Gather all lines containing the string "Output" and copy them out.

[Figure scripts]

---------------

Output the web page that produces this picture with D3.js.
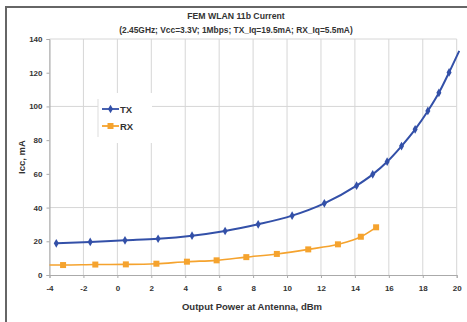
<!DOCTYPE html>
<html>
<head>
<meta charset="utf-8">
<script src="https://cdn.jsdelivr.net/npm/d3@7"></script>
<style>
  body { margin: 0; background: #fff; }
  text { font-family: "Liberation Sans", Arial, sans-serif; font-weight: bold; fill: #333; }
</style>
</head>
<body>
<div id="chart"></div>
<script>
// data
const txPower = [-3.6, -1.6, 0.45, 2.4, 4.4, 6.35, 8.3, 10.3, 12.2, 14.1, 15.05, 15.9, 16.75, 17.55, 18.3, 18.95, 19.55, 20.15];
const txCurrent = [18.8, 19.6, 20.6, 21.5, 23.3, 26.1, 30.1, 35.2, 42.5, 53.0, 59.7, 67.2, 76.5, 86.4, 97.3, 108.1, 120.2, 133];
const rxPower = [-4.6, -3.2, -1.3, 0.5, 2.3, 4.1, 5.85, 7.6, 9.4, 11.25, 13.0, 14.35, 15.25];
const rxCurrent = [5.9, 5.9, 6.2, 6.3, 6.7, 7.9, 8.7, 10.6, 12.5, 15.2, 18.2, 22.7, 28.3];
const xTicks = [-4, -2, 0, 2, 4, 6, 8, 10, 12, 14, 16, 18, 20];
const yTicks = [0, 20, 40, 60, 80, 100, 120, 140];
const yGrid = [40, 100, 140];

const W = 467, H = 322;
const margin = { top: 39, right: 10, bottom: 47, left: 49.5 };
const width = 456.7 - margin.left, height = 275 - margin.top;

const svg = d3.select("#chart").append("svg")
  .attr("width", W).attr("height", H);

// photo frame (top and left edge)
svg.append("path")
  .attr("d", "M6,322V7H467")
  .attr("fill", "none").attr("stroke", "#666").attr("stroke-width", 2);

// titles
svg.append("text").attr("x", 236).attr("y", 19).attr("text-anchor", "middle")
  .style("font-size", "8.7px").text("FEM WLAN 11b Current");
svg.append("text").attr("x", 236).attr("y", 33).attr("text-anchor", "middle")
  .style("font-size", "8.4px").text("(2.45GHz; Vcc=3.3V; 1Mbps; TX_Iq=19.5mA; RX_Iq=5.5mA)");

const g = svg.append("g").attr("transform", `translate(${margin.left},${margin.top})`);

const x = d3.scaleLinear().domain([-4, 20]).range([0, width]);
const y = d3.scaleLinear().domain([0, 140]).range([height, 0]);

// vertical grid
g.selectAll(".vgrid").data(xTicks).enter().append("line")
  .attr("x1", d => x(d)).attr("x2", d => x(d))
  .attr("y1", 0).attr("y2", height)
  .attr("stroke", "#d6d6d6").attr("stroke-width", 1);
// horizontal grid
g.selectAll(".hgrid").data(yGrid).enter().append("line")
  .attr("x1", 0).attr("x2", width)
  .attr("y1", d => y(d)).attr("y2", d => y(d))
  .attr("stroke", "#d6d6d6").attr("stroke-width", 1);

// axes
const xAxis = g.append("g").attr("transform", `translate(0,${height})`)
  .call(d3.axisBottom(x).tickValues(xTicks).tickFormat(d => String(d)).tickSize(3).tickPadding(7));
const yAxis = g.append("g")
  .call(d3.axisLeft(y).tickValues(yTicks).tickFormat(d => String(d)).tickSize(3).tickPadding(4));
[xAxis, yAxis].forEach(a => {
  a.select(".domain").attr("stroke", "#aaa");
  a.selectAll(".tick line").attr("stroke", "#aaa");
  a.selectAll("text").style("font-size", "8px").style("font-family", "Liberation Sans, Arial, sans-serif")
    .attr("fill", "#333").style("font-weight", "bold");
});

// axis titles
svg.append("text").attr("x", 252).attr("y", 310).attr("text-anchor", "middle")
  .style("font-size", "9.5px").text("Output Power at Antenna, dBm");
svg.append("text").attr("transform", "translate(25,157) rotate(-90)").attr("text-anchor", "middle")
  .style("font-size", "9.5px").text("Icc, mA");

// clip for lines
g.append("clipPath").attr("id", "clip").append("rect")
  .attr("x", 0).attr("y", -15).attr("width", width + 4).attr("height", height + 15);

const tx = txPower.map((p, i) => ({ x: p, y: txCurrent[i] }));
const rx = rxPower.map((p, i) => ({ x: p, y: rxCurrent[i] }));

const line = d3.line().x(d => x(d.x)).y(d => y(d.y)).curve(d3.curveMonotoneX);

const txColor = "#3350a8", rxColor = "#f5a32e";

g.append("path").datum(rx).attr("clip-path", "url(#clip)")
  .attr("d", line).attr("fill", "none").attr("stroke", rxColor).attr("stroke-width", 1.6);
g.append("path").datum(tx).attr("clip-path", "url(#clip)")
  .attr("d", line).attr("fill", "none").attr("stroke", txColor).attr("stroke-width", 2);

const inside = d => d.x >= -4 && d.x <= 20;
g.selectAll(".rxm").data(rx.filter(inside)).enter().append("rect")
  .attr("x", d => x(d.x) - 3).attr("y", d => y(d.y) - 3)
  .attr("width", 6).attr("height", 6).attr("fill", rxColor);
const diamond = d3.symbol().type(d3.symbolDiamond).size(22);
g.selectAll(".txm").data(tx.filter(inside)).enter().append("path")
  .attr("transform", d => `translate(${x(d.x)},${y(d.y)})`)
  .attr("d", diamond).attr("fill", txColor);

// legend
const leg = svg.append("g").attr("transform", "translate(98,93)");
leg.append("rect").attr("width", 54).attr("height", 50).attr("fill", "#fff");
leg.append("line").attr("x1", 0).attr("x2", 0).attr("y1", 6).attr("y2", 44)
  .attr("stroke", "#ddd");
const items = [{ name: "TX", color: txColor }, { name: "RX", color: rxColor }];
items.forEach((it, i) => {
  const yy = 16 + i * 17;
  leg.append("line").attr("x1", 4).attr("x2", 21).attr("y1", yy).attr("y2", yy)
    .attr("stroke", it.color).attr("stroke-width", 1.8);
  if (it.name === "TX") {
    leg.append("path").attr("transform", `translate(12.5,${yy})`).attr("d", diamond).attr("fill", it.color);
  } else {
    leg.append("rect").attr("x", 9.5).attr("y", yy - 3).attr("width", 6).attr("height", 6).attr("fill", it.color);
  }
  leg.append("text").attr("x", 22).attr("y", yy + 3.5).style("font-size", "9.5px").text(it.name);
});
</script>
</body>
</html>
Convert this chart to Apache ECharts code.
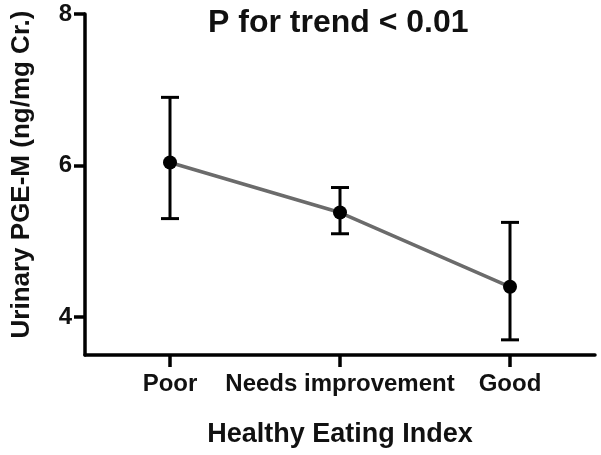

---------------

RESULT FOR THIS EXERCISE
Output the web page that produces this picture with D3.js.
  .style("font-size", "9.5px").text("Output Power at Antenna, dBm");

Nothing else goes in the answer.